For orthogonal $H_k$ each summand has norm $\|\delta H_k\|_2$ because the flanking factors have unit norm, so the total first-order error is bounded by

\sum_{k=1}^{n} \|\delta H_k\|_2 = O(n\varepsilon).

(14)

For general invertible factors $M_k$ the same expansion holds, but the sandwich inequality gives

\| M_n \cdots M_{k+1}\, \delta M_k\, M_{k-1} \cdots M_1 \|_2 \leq \|\delta M_k\|_2 \prod_{j \neq k} \|M_j\|_2,

(15)

so the total error is bounded by

\sum_{k=1}^{n} \|\delta M_k\|_2 \prod_{j \neq k} \|M_j\|_2 = O\!\left( \varepsilon \prod_{j=1}^{n} \|M_j\|_2 \right),

(16)

multiplicative in the factor norms. If each $\|M_j\|_2 = \|M\|_2$ , this is $O(\varepsilon \|M\|_2^n)$ , the exponential blow-up that orthogonality avoids.

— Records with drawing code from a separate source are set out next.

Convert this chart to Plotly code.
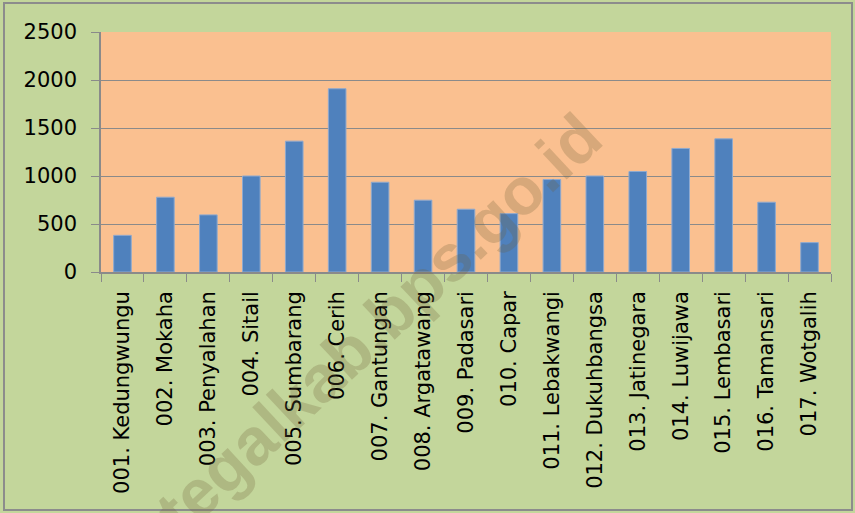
import plotly.graph_objects as go

categories = ["001. Kedungwungu", "002. Mokaha", "003. Penyalahan", "004. Sitail",
              "005. Sumbarang", "006. Cerih", "007. Gantungan", "008. Argatawang",
              "009. Padasari", "010. Capar", "011. Lebakwangi", "012. Dukuhbangsa",
              "013. Jatinegara", "014. Luwijawa", "015. Lembasari", "016. Tamansari",
              "017. Wotgalih"]
values = [382, 779, 595, 1000, 1363, 1909, 935, 748, 654, 608, 963, 1000, 1047, 1287, 1387, 727, 306]
y_ticks = [0, 500, 1000, 1500, 2000, 2500]

W, H = 855, 513
L, R, T, B = 101, 24, 32, 241
pw, ph = W - L - R, H - T - B

def px(x):
    return (x - L) / pw

def py(y):
    return (H - B - y) / ph

fig = go.Figure(go.Bar(
    x=categories, y=values,
    marker=dict(color="#4F81BD", line=dict(color="#8EA9CF", width=1)),
    width=0.41,
))

fig.update_layout(
    width=W, height=H,
    margin=dict(l=L, r=R, t=T, b=B, autoexpand=False),
    paper_bgcolor="#C3D69B",
    plot_bgcolor="#FAC090",
    font=dict(family="DejaVu Sans", color="black"),
    showlegend=False,
    xaxis=dict(
        type="category", tickangle=-90, tickfont=dict(size=21),
        showline=True, linecolor="#8A8A8A", linewidth=1.5,
        ticks="outside", tickson="boundaries", ticklen=8, tickcolor="#8A8A8A",
        ticklabelstandoff=9, showgrid=False, automargin=False,
    ),
    yaxis=dict(
        range=[0, 2500], tickvals=y_ticks, tickfont=dict(size=21),
        showline=True, linecolor="#8A8A8A", linewidth=1.5,
        ticks="outside", ticklen=8, tickcolor="#8A8A8A",
        gridcolor="#8A8A8A", gridwidth=1.3, zeroline=False,
        ticklabelstandoff=10, automargin=False,
    ),
    shapes=[dict(type="rect", xref="paper", yref="paper",
                 x0=px(4), x1=px(852), y0=py(510), y1=py(3),
                 line=dict(color="#8C8C8C", width=2), fillcolor="rgba(0,0,0,0)")],
    annotations=[dict(text="<b>tegalkab.bps.go.id</b>", xref="paper", yref="paper",
                      x=px(378), y=py(324), xanchor="center", yanchor="middle",
                      showarrow=False, textangle=-43,
                      font=dict(size=66, family="Liberation Sans", color="rgba(110,95,55,0.25)"),
                      )],
)

fig.write_html("out.html", config={"displayModeBar": False},
               post_script="document.body.style.margin='0';")
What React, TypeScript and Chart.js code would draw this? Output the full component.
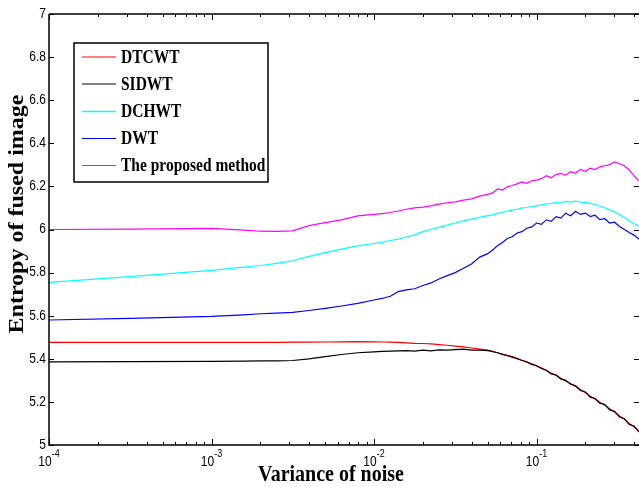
import React, { useEffect, useRef } from "react";
import { Chart, registerables } from "chart.js";
Chart.register(...registerables);

// x: variance of noise
const noiseVariance = [0.0001, 0.000316, 0.001, 0.00158, 0.002, 0.00251, 0.00316, 0.00398, 0.00501, 0.00631, 0.00794, 0.01, 0.0112, 0.0126, 0.0141, 0.0158, 0.0178, 0.02, 0.0224, 0.0251, 0.0282, 0.0316, 0.0355, 0.0398, 0.0447, 0.0501, 0.0537, 0.0575, 0.0617, 0.0661, 0.0708, 0.0759, 0.0813, 0.0871, 0.0933, 0.1, 0.107, 0.115, 0.123, 0.132, 0.141, 0.151, 0.162, 0.174, 0.186, 0.2, 0.214, 0.229, 0.245, 0.263, 0.282, 0.302, 0.324, 0.347, 0.372, 0.398, 0.427];

const dtcwt = [5.476, 5.476, 5.476, 5.476, 5.476, 5.476, 5.477, 5.477, 5.478, 5.479, 5.48, 5.479, 5.478, 5.477, 5.476, 5.474, 5.472, 5.471, 5.469, 5.466, 5.463, 5.459, 5.455, 5.45, 5.445, 5.44, 5.435, 5.428, 5.422, 5.416, 5.41, 5.402, 5.393, 5.386, 5.377, 5.368, 5.358, 5.346, 5.334, 5.323, 5.31, 5.297, 5.285, 5.272, 5.257, 5.243, 5.226, 5.214, 5.198, 5.185, 5.168, 5.153, 5.135, 5.12, 5.1, 5.085, 5.065];

const sidwt = [5.386, 5.387, 5.388, 5.389, 5.39, 5.39, 5.392, 5.4, 5.41, 5.42, 5.428, 5.432, 5.434, 5.436, 5.437, 5.438, 5.436, 5.44, 5.437, 5.441, 5.44, 5.443, 5.445, 5.44, 5.44, 5.438, 5.433, 5.428, 5.42, 5.414, 5.408, 5.4, 5.392, 5.385, 5.374, 5.368, 5.355, 5.347, 5.33, 5.325, 5.307, 5.3, 5.282, 5.275, 5.253, 5.246, 5.222, 5.216, 5.194, 5.188, 5.162, 5.156, 5.13, 5.122, 5.095, 5.088, 5.06];

const dchwt = [5.755, 5.781, 5.81, 5.825, 5.833, 5.843, 5.855, 5.875, 5.893, 5.909, 5.924, 5.935, 5.94, 5.949, 5.955, 5.965, 5.975, 5.99, 6.0, 6.01, 6.02, 6.03, 6.04, 6.048, 6.056, 6.064, 6.068, 6.075, 6.079, 6.086, 6.09, 6.094, 6.1, 6.102, 6.108, 6.11, 6.114, 6.119, 6.12, 6.126, 6.123, 6.13, 6.127, 6.132, 6.127, 6.126, 6.121, 6.116, 6.108, 6.101, 6.091, 6.082, 6.07, 6.056, 6.041, 6.028, 6.015];

const dwt = [5.58, 5.588, 5.597, 5.604, 5.609, 5.612, 5.615, 5.624, 5.634, 5.645, 5.657, 5.673, 5.68, 5.69, 5.712, 5.72, 5.725, 5.74, 5.752, 5.77, 5.786, 5.8, 5.82, 5.84, 5.872, 5.888, 5.905, 5.925, 5.94, 5.958, 5.966, 5.984, 5.99, 6.006, 6.012, 6.03, 6.024, 6.045, 6.038, 6.06, 6.053, 6.076, 6.064, 6.085, 6.07, 6.076, 6.06, 6.066, 6.046, 6.05, 6.03, 6.034, 6.014, 6.0, 5.986, 5.974, 5.955];

const proposed = [6.0, 6.002, 6.005, 5.997, 5.992, 5.991, 5.994, 6.018, 6.032, 6.045, 6.063, 6.07, 6.074, 6.079, 6.086, 6.094, 6.1, 6.104, 6.11, 6.118, 6.124, 6.128, 6.136, 6.142, 6.155, 6.163, 6.17, 6.188, 6.183, 6.198, 6.204, 6.212, 6.221, 6.214, 6.226, 6.229, 6.236, 6.25, 6.24, 6.255, 6.26, 6.252, 6.268, 6.262, 6.279, 6.27, 6.285, 6.278, 6.291, 6.296, 6.301, 6.314, 6.305, 6.296, 6.276, 6.25, 6.226];

const seriesNames = ["DTCWT", "SIDWT", "DCHWT", "DWT", "The proposed method"];
const seriesColors = ["#ff0000", "#000000", "#00ffff", "#0000ff", "#ff00ff"];

const yTickValues = [5, 5.2, 5.4, 5.6, 5.8, 6, 6.2, 6.4, 6.6, 6.8, 7];
const yTickLabels = ["5", "5.2", "5.4", "5.6", "5.8", "6", "6.2", "6.4", "6.6", "6.8", "7"];
const xTickValues = [0.0001, 0.001, 0.01, 0.1];
const xTickExponents = ["-4", "-3", "-2", "-1"];

const xTitle = "Variance of noise";
const yTitle = "Entropy of fused image";

const SY = 1.15;
const SANS = '"Liberation Sans", Arial, Helvetica, sans-serif';
const SERIF = '"Liberation Serif", "Times New Roman", serif';

function txt(ctx: CanvasRenderingContext2D, s: string, x: number, y: number, font: string, align: CanvasTextAlign, base: CanvasTextBaseline, sy = SY) {
  ctx.save();
  ctx.translate(x, y);
  ctx.scale(1, sy);
  ctx.font = font;
  ctx.textAlign = align;
  ctx.textBaseline = base;
  ctx.fillStyle = "#000";
  ctx.fillText(s, 0, 0);
  ctx.restore();
}

const decorPlugin = {
  id: "decor",
  afterDraw(chart: any) {
    const ctx: CanvasRenderingContext2D = chart.ctx;
    const xs = chart.scales.x;
    const ys = chart.scales.y;
    const a = chart.chartArea;
    ctx.save();
    ctx.strokeStyle = "#000";
    ctx.lineWidth = 1.5;
    ctx.beginPath();
    ctx.moveTo(a.left, a.top);
    ctx.lineTo(a.right + 2, a.top);
    ctx.moveTo(a.left, a.top);
    ctx.lineTo(a.left, a.bottom);
    ctx.lineTo(a.right + 2, a.bottom);
    ctx.stroke();

    // y ticks (left and right, inward)
    ctx.lineWidth = 1;
    ctx.beginPath();
    yTickValues.forEach((v) => {
      const py = Math.round(ys.getPixelForValue(v)) + 0.5;
      ctx.moveTo(a.left, py);
      ctx.lineTo(a.left + 5, py);
      ctx.moveTo(a.right, py);
      ctx.lineTo(a.right - 5, py);
    });
    // x ticks major + minor, bottom and top
    for (let d = -4; d <= -1; d++) {
      for (let m = 1; m <= 9; m++) {
        const v = m * Math.pow(10, d);
        if (v > xs.max) continue;
        const px = Math.round(xs.getPixelForValue(v)) + 0.5;
        const len = m === 1 ? 6 : 3;
        ctx.moveTo(px, a.bottom);
        ctx.lineTo(px, a.bottom - len);
        ctx.moveTo(px, a.top);
        ctx.lineTo(px, a.top + len);
      }
    }
    ctx.stroke();

    // y tick labels
    yTickValues.forEach((v, i) => {
      const py = ys.getPixelForValue(v);
      txt(ctx, yTickLabels[i], a.left - 3, py, "12px " + SANS, "right", "middle");
    });
    // x tick labels 10^n
    xTickValues.forEach((v, i) => {
      const px = xs.getPixelForValue(v);
      ctx.font = "12px " + SANS;
      const w1 = ctx.measureText("10").width;
      ctx.font = "9px " + SANS;
      const w2 = ctx.measureText(xTickExponents[i]).width;
      const start = px - (w1 + w2) / 2;
      txt(ctx, "10", start, a.bottom + 17, "12px " + SANS, "left", "middle");
      txt(ctx, xTickExponents[i], start + w1, a.bottom + 9, "9px " + SANS, "left", "middle");
    });

    // axis titles
    txt(ctx, xTitle, 331, a.bottom + 30, "bold 20px " + SERIF, "center", "middle");
    ctx.save();
    ctx.translate(23, 214);
    ctx.rotate(-Math.PI / 2);
    ctx.scale(1.2, 1);
    ctx.font = "bold 20px " + SERIF;
    ctx.textAlign = "center";
    ctx.textBaseline = "alphabetic";
    ctx.fillStyle = "#000";
    ctx.fillText(yTitle, 0, 0);
    ctx.restore();

    // legend
    const lx = 74, ly = 43, lw = 194, lh = 139;
    ctx.fillStyle = "#fff";
    ctx.fillRect(lx, ly, lw, lh);
    ctx.lineWidth = 1.5;
    ctx.strokeStyle = "#000";
    ctx.strokeRect(lx, ly, lw, lh);
    const rows = [57, 84, 111.5, 138.5, 165.5];
    seriesNames.forEach((name, i) => {
      ctx.strokeStyle = seriesColors[i];
      ctx.lineWidth = i === 2 ? 1.6 : 1.2;
      ctx.beginPath();
      ctx.moveTo(82, rows[i]);
      ctx.lineTo(116, rows[i]);
      ctx.stroke();
      txt(ctx, name, 121, rows[i] + 1, "bold 15.5px " + SERIF, "left", "middle", 1.2);
    });
    ctx.restore();
  },
};

export default function App() {
  const ref = useRef<HTMLCanvasElement | null>(null);
  useEffect(() => {
    if (!ref.current) return;
    const all = [dtcwt, sidwt, dchwt, dwt, proposed];
    const orders = [1, 0, 0, 0, 0];
    const chart = new Chart(ref.current, {
      type: "line",
      data: {
        datasets: all.map((ys, i) => ({
          label: seriesNames[i],
          data: noiseVariance.map((x, j) => ({ x, y: ys[j] })),
          borderColor: seriesColors[i],
          backgroundColor: seriesColors[i],
          borderWidth: 1.2,
          pointRadius: 0,
          tension: 0,
          fill: false,
          order: orders[i],
        })),
      },
      options: {
        responsive: false,
        animation: false,
        layout: { padding: { left: 49, top: 14, right: 0, bottom: 42 } },
        plugins: { legend: { display: false }, tooltip: { enabled: false } },
        scales: {
          x: { type: "logarithmic", min: 0.0001, max: 0.427, display: false },
          y: { type: "linear", min: 5, max: 7, display: false },
        },
      },
      plugins: [decorPlugin],
    });
    return () => chart.destroy();
  }, []);
  return (
    <div style={{ position: "absolute", left: 0, top: 0, width: 639, height: 487, background: "#fff" }}>
      <canvas ref={ref} width={639} height={487} style={{ display: "block" }} />
    </div>
  );
}
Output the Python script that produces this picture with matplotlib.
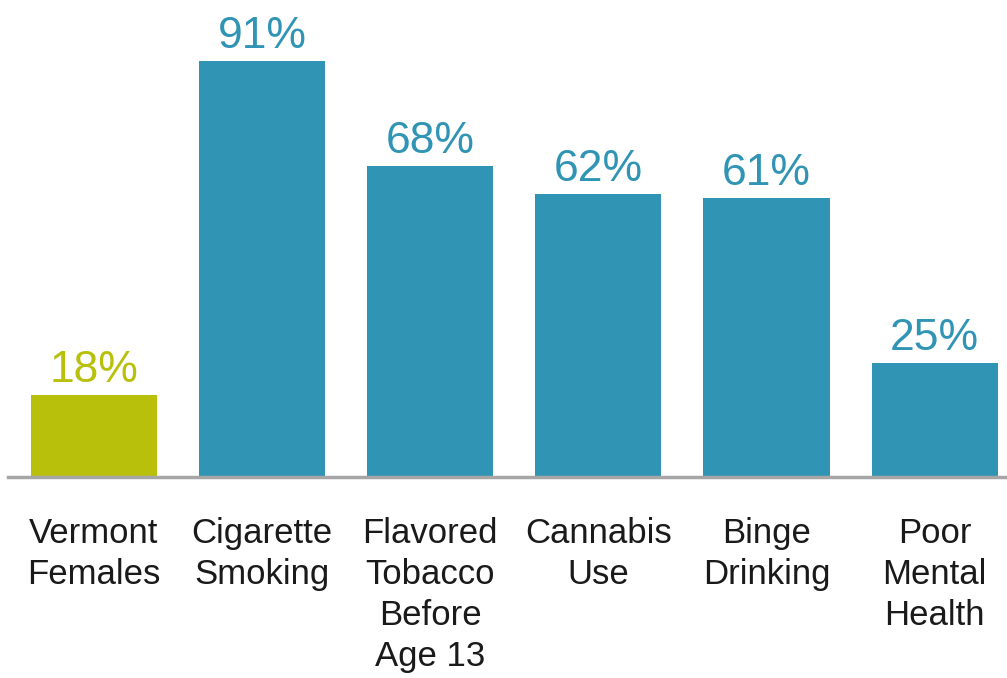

This is why orthogonal transformations are the tool of choice throughout numerical linear algebra, from QR factorization to eigenvalue algorithms: they are the only family of matrices for which long sequences of operations do not amplify rounding errors.

Solving Linear Systems with QR¶

Given a square system $A\mathbf{x} = \mathbf{b}$ with $A \in \mathbb{R}^{n \times n}$ invertible, the QR factorization reduces it to a triangular solve:

A\mathbf{x} = \mathbf{b} \quad \Rightarrow \quad QR\mathbf{x} = \mathbf{b} \quad \Rightarrow \quad R\mathbf{x} = Q^T\mathbf{b}

(17)

The steps are:

Factor: compute $A = QR$ via Householder ( $\frac{4}{3}n^3$ flops for square $A$ )
Transform: compute $\tilde{\mathbf{b}} = Q^T\mathbf{b}$ ( $\mathcal{O}(n^2)$ flops)
Solve: back substitution on $R\mathbf{x} = \tilde{\mathbf{b}}$ ( $\mathcal{O}(n^2)$ flops)

Example 1 (Solving a Linear System with QR)

Compared to LU, the QR approach costs roughly twice as many flops ( $\frac{4}{3}n^3$ for QR vs $\frac{2}{3}n^3$ for LU). For square systems where stability is not a concern, LU is preferred. The real advantage of QR appears for least squares problems, where the system is overdetermined and LU does not apply.